== PROVIDED DATA ==

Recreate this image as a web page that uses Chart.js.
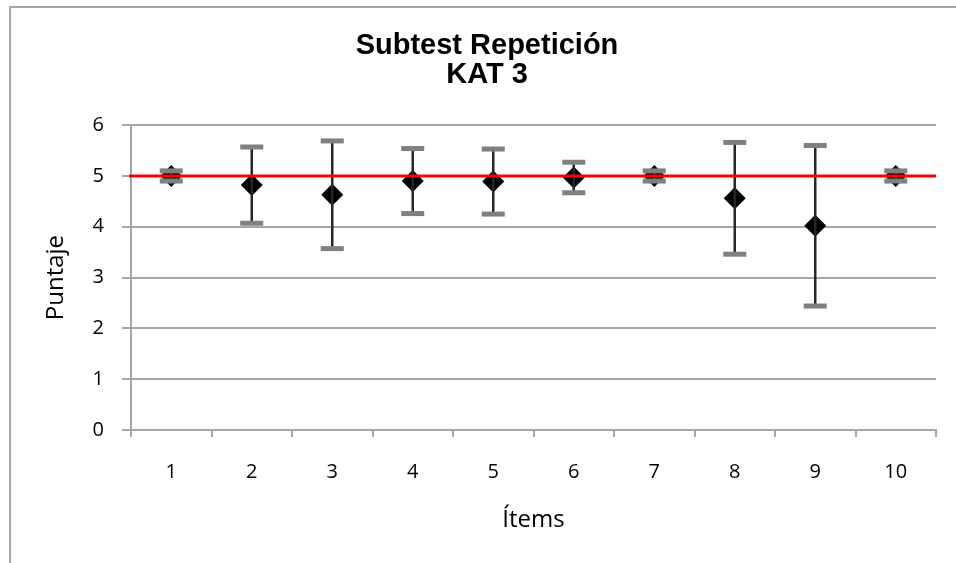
<!DOCTYPE html>
<html>
<head>
<meta charset="utf-8">
<script src="https://cdn.jsdelivr.net/npm/chart.js@4/dist/chart.umd.min.js"></script>
<style>
    body { margin: 0; background: #fff; }
    #contenedor { position: relative; width: 956px; height: 563px; overflow: hidden; }
    #marco { position: absolute; left: 9px; top: 6px; width: 970px; height: 580px; border: 2px solid #a6a6a6; pointer-events: none; }
</style>
</head>
<body>
<div id="contenedor">
    <canvas id="grafico" width="956" height="563"></canvas>
    <div id="marco"></div>
</div>
<script>
const items = ['1', '2', '3', '4', '5', '6', '7', '8', '9', '10'];
const medias = [5, 4.82, 4.63, 4.9, 4.89, 4.97, 5, 4.56, 4.02, 5];
const desviaciones = [0.1, 0.75, 1.06, 0.64, 0.64, 0.3, 0.1, 1.1, 1.58, 0.1];
const valorReferencia = 5;
const ticksY = [0, 1, 2, 3, 4, 5, 6];

const gris = '#a6a6a6';

// barras de error (media +/- desviacion) y linea de referencia en 5
const barrasError = {
    id: 'barrasError',
    afterDatasetsDraw(chart) {
        const { ctx, chartArea, scales: { y } } = chart;
        const meta = chart.getDatasetMeta(0);
        ctx.save();
        meta.data.forEach((punto, i) => {
            const x = punto.x;
            const yArriba = y.getPixelForValue(medias[i] + desviaciones[i]);
            const yAbajo = y.getPixelForValue(medias[i] - desviaciones[i]);
            ctx.strokeStyle = '#262626';
            ctx.lineWidth = 2.5;
            ctx.beginPath();
            ctx.moveTo(x, yArriba);
            ctx.lineTo(x, yAbajo);
            ctx.stroke();
            ctx.fillStyle = '#808080';
            ctx.fillRect(x - 11.5, yArriba - 2.5, 23, 5);
            ctx.fillRect(x - 11.5, yAbajo - 2.5, 23, 5);
        });
        const yRef = y.getPixelForValue(valorReferencia);
        ctx.strokeStyle = '#ff0000';
        ctx.lineWidth = 3;
        ctx.beginPath();
        ctx.moveTo(chartArea.left - 2, yRef);
        ctx.lineTo(chartArea.right, yRef);
        ctx.stroke();
        ctx.restore();
    }
};

const ctx = document.getElementById('grafico').getContext('2d');
new Chart(ctx, {
    type: 'line',
    data: {
        labels: items,
        datasets: [{
            label: 'Media',
            data: medias,
            showLine: false,
            pointStyle: 'rectRot',
            pointRadius: 11,
            pointHoverRadius: 11,
            pointBackgroundColor: '#000',
            pointBorderColor: '#000',
            pointBorderWidth: 0
        }]
    },
    options: {
        responsive: false,
        animation: false,
        layout: { padding: { left: 38, right: 20, top: 0, bottom: 0 } },
        plugins: {
            legend: { display: false },
            tooltip: { enabled: false },
            title: {
                display: true,
                text: ['Subtest Repetición', 'KAT 3'],
                color: '#000',
                font: { family: "'Liberation Sans', Arial, sans-serif", size: 29, weight: 'bold', lineHeight: 1.02 },
                padding: { top: 31, bottom: 35 }
            }
        },
        scales: {
            x: {
                offset: true,
                afterFit: scale => { scale.height = 133; },
                grid: { display: true, drawOnChartArea: false, offset: true, tickLength: 7, color: gris, lineWidth: 2 },
                border: { color: gris, width: 2 },
                ticks: { color: '#000', padding: 23, font: { family: "'Open Sans', sans-serif", size: 20 } },
                title: {
                    display: true,
                    text: 'Ítems',
                    color: '#000',
                    font: { family: "'Open Sans', sans-serif", size: 24 },
                    padding: { top: 0, bottom: 28 }
                }
            },
            y: {
                min: 0,
                max: 6,
                afterFit: scale => { scale.width = 93; },
                afterBuildTicks: scale => { scale.ticks = ticksY.map(v => ({ value: v })); },
                grid: { color: gris, lineWidth: 2, tickLength: 9 },
                border: { color: gris, width: 2 },
                ticks: { color: '#000', padding: 18, font: { family: "'Open Sans', sans-serif", size: 20 } },
                title: {
                    display: true,
                    text: 'Puntaje',
                    color: '#000',
                    font: { family: "'Open Sans', sans-serif", size: 24 },
                    padding: { top: 4, bottom: 0 }
                }
            }
        }
    },
    plugins: [barrasError]
});
</script>
</body>
</html>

== SHORT PROBLEM ==
Transcribe the preceding listing in its entirety and with exact wording, leaving out pictures.

== ANSWER TO THE PROBLEM ==
Recreate this image as a web page that uses Chart.js.
<!DOCTYPE html>
<html>
<head>
<meta charset="utf-8">
<script src="https://cdn.jsdelivr.net/npm/chart.js@4/dist/chart.umd.min.js"></script>
<style>
    body { margin: 0; background: #fff; }
    #contenedor { position: relative; width: 956px; height: 563px; overflow: hidden; }
    #marco { position: absolute; left: 9px; top: 6px; width: 970px; height: 580px; border: 2px solid #a6a6a6; pointer-events: none; }
</style>
</head>
<body>
<div id="contenedor">
    <canvas id="grafico" width="956" height="563"></canvas>
    <div id="marco"></div>
</div>
<script>
const items = ['1', '2', '3', '4', '5', '6', '7', '8', '9', '10'];
const medias = [5, 4.82, 4.63, 4.9, 4.89, 4.97, 5, 4.56, 4.02, 5];
const desviaciones = [0.1, 0.75, 1.06, 0.64, 0.64, 0.3, 0.1, 1.1, 1.58, 0.1];
const valorReferencia = 5;
const ticksY = [0, 1, 2, 3, 4, 5, 6];

const gris = '#a6a6a6';

// barras de error (media +/- desviacion) y linea de referencia en 5
const barrasError = {
    id: 'barrasError',
    afterDatasetsDraw(chart) {
        const { ctx, chartArea, scales: { y } } = chart;
        const meta = chart.getDatasetMeta(0);
        ctx.save();
        meta.data.forEach((punto, i) => {
            const x = punto.x;
            const yArriba = y.getPixelForValue(medias[i] + desviaciones[i]);
            const yAbajo = y.getPixelForValue(medias[i] - desviaciones[i]);
            ctx.strokeStyle = '#262626';
            ctx.lineWidth = 2.5;
            ctx.beginPath();
            ctx.moveTo(x, yArriba);
            ctx.lineTo(x, yAbajo);
            ctx.stroke();
            ctx.fillStyle = '#808080';
            ctx.fillRect(x - 11.5, yArriba - 2.5, 23, 5);
            ctx.fillRect(x - 11.5, yAbajo - 2.5, 23, 5);
        });
        const yRef = y.getPixelForValue(valorReferencia);
        ctx.strokeStyle = '#ff0000';
        ctx.lineWidth = 3;
        ctx.beginPath();
        ctx.moveTo(chartArea.left - 2, yRef);
        ctx.lineTo(chartArea.right, yRef);
        ctx.stroke();
        ctx.restore();
    }
};

const ctx = document.getElementById('grafico').getContext('2d');
new Chart(ctx, {
    type: 'line',
    data: {
        labels: items,
        datasets: [{
            label: 'Media',
            data: medias,
            showLine: false,
            pointStyle: 'rectRot',
            pointRadius: 11,
            pointHoverRadius: 11,
            pointBackgroundColor: '#000',
            pointBorderColor: '#000',
            pointBorderWidth: 0
        }]
    },
    options: {
        responsive: false,
        animation: false,
        layout: { padding: { left: 38, right: 20, top: 0, bottom: 0 } },
        plugins: {
            legend: { display: false },
            tooltip: { enabled: false },
            title: {
                display: true,
                text: ['Subtest Repetición', 'KAT 3'],
                color: '#000',
                font: { family: "'Liberation Sans', Arial, sans-serif", size: 29, weight: 'bold', lineHeight: 1.02 },
                padding: { top: 31, bottom: 35 }
            }
        },
        scales: {
            x: {
                offset: true,
                afterFit: scale => { scale.height = 133; },
                grid: { display: true, drawOnChartArea: false, offset: true, tickLength: 7, color: gris, lineWidth: 2 },
                border: { color: gris, width: 2 },
                ticks: { color: '#000', padding: 23, font: { family: "'Open Sans', sans-serif", size: 20 } },
                title: {
                    display: true,
                    text: 'Ítems',
                    color: '#000',
                    font: { family: "'Open Sans', sans-serif", size: 24 },
                    padding: { top: 0, bottom: 28 }
                }
            },
            y: {
                min: 0,
                max: 6,
                afterFit: scale => { scale.width = 93; },
                afterBuildTicks: scale => { scale.ticks = ticksY.map(v => ({ value: v })); },
                grid: { color: gris, lineWidth: 2, tickLength: 9 },
                border: { color: gris, width: 2 },
                ticks: { color: '#000', padding: 18, font: { family: "'Open Sans', sans-serif", size: 20 } },
                title: {
                    display: true,
                    text: 'Puntaje',
                    color: '#000',
                    font: { family: "'Open Sans', sans-serif", size: 24 },
                    padding: { top: 4, bottom: 0 }
                }
            }
        }
    },
    plugins: [barrasError]
});
</script>
</body>
</html>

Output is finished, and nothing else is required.